US chief trade negotiator William Brock sent the right message to Detroit the other day: The United States should not extend existing import quotas on Japanese cars when they expire next year.
The quotas - now in their fourth year - may have been initially useful in enabling the industry to meet tough competition from Japanese imports during the recession. But there seems little justification for continuing quotas - a position supported by some auto executives and union leaders - now that worldwide economic recovery is under way.
Auto sales are up for Detroit, which is turning out innovative, good-quality products. And personal income is rising for working Americans - ensuring a market.

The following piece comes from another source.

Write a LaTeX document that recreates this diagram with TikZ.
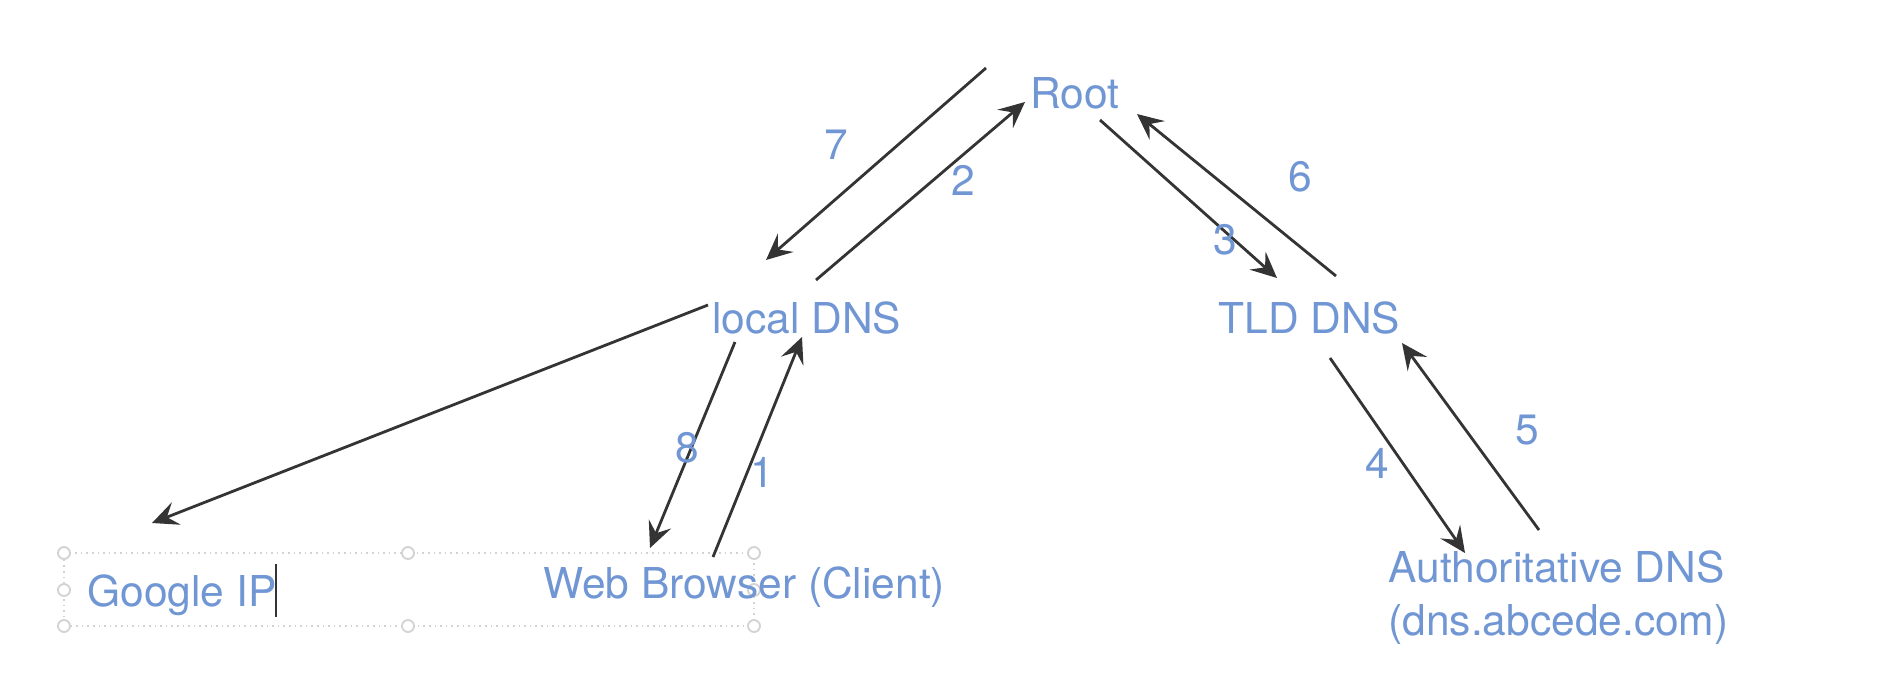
\documentclass[tikz,border=0pt]{standalone}
\usepackage{fontspec}
\setmainfont{TeX Gyre Heros}
\usetikzlibrary{arrows.meta}
\definecolor{txtblue}{RGB}{112,150,212}
\definecolor{arrgray}{RGB}{52,52,52}
\definecolor{handlegray}{RGB}{210,210,210}
\begin{document}
\begin{tikzpicture}[x=0.5pt,y=-0.5pt,
  lbl/.style={inner sep=0pt, text=txtblue, font=\fontsize{21.25}{26.5}\selectfont, anchor=base west},
  num/.style={inner sep=0pt, text=txtblue, font=\fontsize{21.25}{26.5}\selectfont},
  arr/.style={draw=arrgray, line width=1.4pt, -{Stealth[length=13pt,width=12pt,inset=5pt]}},
  seline/.style={draw=handlegray, dotted, line width=0.8pt},
  handle/.style={circle, draw=handlegray, line width=0.9pt, fill=white, inner sep=0pt, minimum size=6pt},
  cursor/.style={draw=arrgray, line width=0.9pt}]
\useasboundingbox[fill=white] (0,0) rectangle (1900,680);

% selection frame around Google IP
\coordinate (s1) at (64,553);
\coordinate (s2) at (408,553);
\coordinate (s3) at (754,553);
\coordinate (s4) at (754,590);
\coordinate (s5) at (754,626);
\coordinate (s6) at (408,626);
\coordinate (s7) at (64,626);
\coordinate (s8) at (64,590);
\draw[seline] (s1) -- (s3) -- (s5) -- (s7) -- cycle;
\foreach \h in {s1,s2,s3,s4,s5,s6,s7,s8} \node[handle] at (\h) {};

% main nodes
\node[lbl] (root)   at (1030,108) {Root};
\node[lbl] (local)  at (712,333)  {local DNS};
\node[lbl] (tld)    at (1218,333) {TLD DNS};
\node[lbl] (google) at (87,606)   {Google IP};
\node[lbl] (web)    at (543,598)  {Web Browser (Client)};
\node[lbl, align=left] (auth) at (1388,635) {Authoritative DNS\\(dns.abcede.com)};

% text cursor
\coordinate (c1) at (276,564);
\coordinate (c2) at (276,617);
\draw[cursor] (c1) -- (c2);

% free start of arrow 7
\coordinate (f7) at ([shift={(-44,-40)}]root.base west);

% connectors
\draw[arr] (f7) -- ([shift={(54,-73)}]local.base west);
\draw[arr] ([shift={(104,-53)}]local.base west) -- ([shift={(-5,-6)}]root.base west);
\draw[arr] ([shift={(70,12)}]root.base west) -- ([shift={(59,-55)}]tld.base west);
\draw[arr] ([shift={(118,-57)}]tld.base west) -- ([shift={(107,6)}]root.base west);
\draw[arr] ([shift={(-4,-28)}]local.base west) -- ([shift={(65,-83)}]google.base west);
\draw[arr] ([shift={(23,9)}]local.base west) -- ([shift={(107,-50)}]web.base west);
\draw[arr] ([shift={(170,-41)}]web.base west) -- ([shift={(90,4)}]local.base west);
\draw[arr] ([shift={(112,25)}]tld.base west) -- ([shift={(77,-82)}]auth.base west);
\draw[arr] ([shift={(151,-105)}]auth.base west) -- ([shift={(184,10)}]tld.base west);

% step numbers
\node[num] (n7) at (836,145) {7};
\node[num] (n2) at (963,180) {2};
\node[num] (n3) at (1225,240) {3};
\node[num] (n6) at (1300,177) {6};
\node[num] (n8) at (687,448) {8};
\node[num] (n1) at (762,472) {1};
\node[num] (n4) at (1377,463) {4};
\node[num] (n5) at (1527,430) {5};
\end{tikzpicture}
\end{document}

In a recent interview, Mr. Brock linked his distaste for another year of quotas to what he called ''unbelievable new management bonuses.'' General Motors paid a group of 5,800 executives bonuses totalling $182 million last year. Ford paid over 6,000 executives bonuses totaling $81 million. As Mr. Brock bluntly put it: If the industry is affluent enough to pay such hefty bonuses (with one Ford executive receiving $7 million in salary, bonuses, and stock options), ''then why does it need protection?''
When asked why Mr. Brock didn't send his message against the quotas directly to Detroit, Mr. Brock replied: ''I thought I just did.''
Was Mr. Brock, and perhaps the Reagan administration, also sending a message to Democratic presidential contender Walter Mondale as well? Vice-President George Bush says the administration has not yet decided whether to press Japan for another extension of the quotas when they expire next March. And White House spokesman Larry Speakes, traveling back to Washington with President Reagan, said that Brock was ''expressing his own personal opinion.''
Still, the sudden White House attention to the protectionism issue in general may well be more than coincidental.
It is no secret that Walter Mondale has come down on the side of the unions in the overall protectionism discussion. Mondale has been a strong backer of domestic-content legislation, pushed by organized labor, that would require most components in American-made cars be built in the US. Mondale has also gone out of his way to remind voters he supported the federal loan guarantee program for Chrysler several years ago. Would the administration be eager to have Mr. Mondale come out for an extension of the auto quotas - quotas that many analysts believe have helped raise the price of US-made cars? If Mr. Mondale were to do so, the administration, and President Reagan, could run as the defenders of the American consumer against costly import restrictions - a position that might play well in Sunbelt states, and parts of the Midwest where farming communities are export-oriented and where unions are often viewed with deep unease.